Oh, that dreaded surge pricing.
You really want to get home during rush hour, your phone’s nearly dead, and/or it’s raining. Uber can get you there, though it might sting a little. Or a lot: surge pricing could multiply your fare x2, x3, x4, and right on up.
(Fun fact: what might be the highest surge multiplier ever recorded was x50, as of 2014. That worked out to $57 per minute. A 5-minute ride would cost about $285.)
Many of us suspect that surge pricing is a devious way to milk us when we’re at our most vulnerable. Say, when our phone battery’s nearly drained dry (and yes, the Uber app can tell, though the company has in the past denied increasing fares to take advantage of battery levels).
Now, researchers at New York University and at Warwick Business School, in the UK, have found that gangs of drivers are forcing surge pricing by agreeing to log out en masse.
That’s exactly what triggers surge pricing: lots of ride requests, plus a paucity of drivers to answer the need.
The researchers – Mareike Möhlmann and Ola Henfridsson, of Warwick Business School, and NYU’s Lior Zalmanson – have found multiple ways that Uber drivers are resisting the ride-hailing company’s algorithmic management.
After interviewing drivers in New York and London and analyzing 1,012 blogs on the UberPeople.net platform, the researchers say they uncovered the organizing of a “mass deactivation.”
They quoted a discussion they found between two drivers on the platform:
Driver A: Guys stay logged off until surge.
Driver B: Uber will find out if people are manipulating the system.
Driver A: They already know cos it happens every week.
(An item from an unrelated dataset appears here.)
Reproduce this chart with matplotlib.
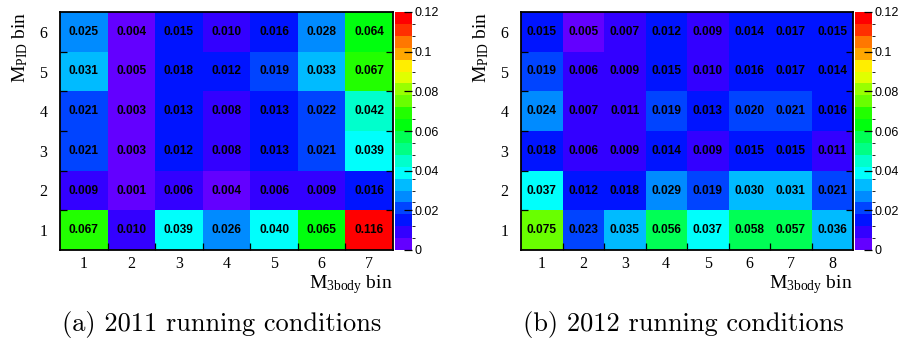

Deactivation en masse coming soon. Watch this space.
It’s unclear how much the collusion affects fare prices. According to The Telegraph, Uber says it’s not common. The news outlet quoted an Uber statement:
This behavior is neither widespread or permissible on the Uber app, and we have a number of technical safeguards in place to prevent it from happening.
The drivers aren’t just doing it to put more surge money in their pockets: the researchers found that Uber drivers in London and New York are also gaming the algorithm to cancel fares they don’t want and to avoid the unpopular UberPOOL, where drivers have to take multiple passengers who are heading in the same direction.
Professor Henfridsson explained how drivers shirk the POOL:
Drivers… either accept the first passenger on UberPOOL then log off, or just ignore requests, so they don’t have to make a detour to pick anybody else up. They then still pocket the 30% commission for UberPOOL, rather than the usual 10%.
Sure, drivers have to sign off on UberPOOL participation in the driver agreement, but they don’t seem to be penalized when they ignore it. Here’s another driver post the researchers came across:
Driver A: After about 2-3 days of ignoring them you will not receive anymore. I have not received an uberpool request in months. I guess uber thinks they are punishing me by not sending me any more… poor me. LOL.
Surge pricing is tough on customers, but it’s easy to see why the researchers’ sympathies lie with the colluding drivers:
Under constant surveillance through their phones and customer reviews, drivers’ behaviour is ranked automatically and any anomalies reported for further review, with automatic bans for not obeying orders or low grades. Drivers receive different commission rates and bonus targets, being left in the dark as to how it is all calculated. Plus drivers believe they are not given rides when they near reaching a bonus. The compensation for UberPOOL, which drivers have to agree to do or be banned, is even more complex. Drivers are forced to accept different passengers on the same ride, even though it is not economically beneficial to do so.
Given the tensions between drivers’ need for autonomy and a platform programmed to be always in control, Uber’s algorithmic micromanagement may even be counterproductive as drivers try to break free of it, said Professor Henridsson.
The lack of human interaction between Uber and its drivers aggravates the situation further still, noted Dr. Zalmanson.
The drivers have the feeling of working for a system rather than a company, and have little, if any, interaction with an actual Uber employee. This creates tension and resentment, especially when drivers can only email to resolve problems. Uber’s strategy is not at all transparent, drivers do not know how decisions are made or even how jobs are allocated and this creates negative feelings towards the company. So they fight back and have found ways to use the system to their advantage.
Of course, while surge pricing is good for those drivers, it’s a pain in the wallet for passengers. There are, however, ways that passengers themselves can game the system.
Northeastern University researchers have found that passengers can avoid surge pricing by doing something as simple as crossing the street. From the research paper (PDF):
Twenty percent of the time in Times Square, customers can save 50% or more by being in an adjacent surge area.
That works particularly well in condensed New York, which has 16 zones. Just walking a few minutes gets you into a new one. Waiting is a good strategy, too, given that surge pricing can be short-lived: just wait 5 minutes and try again.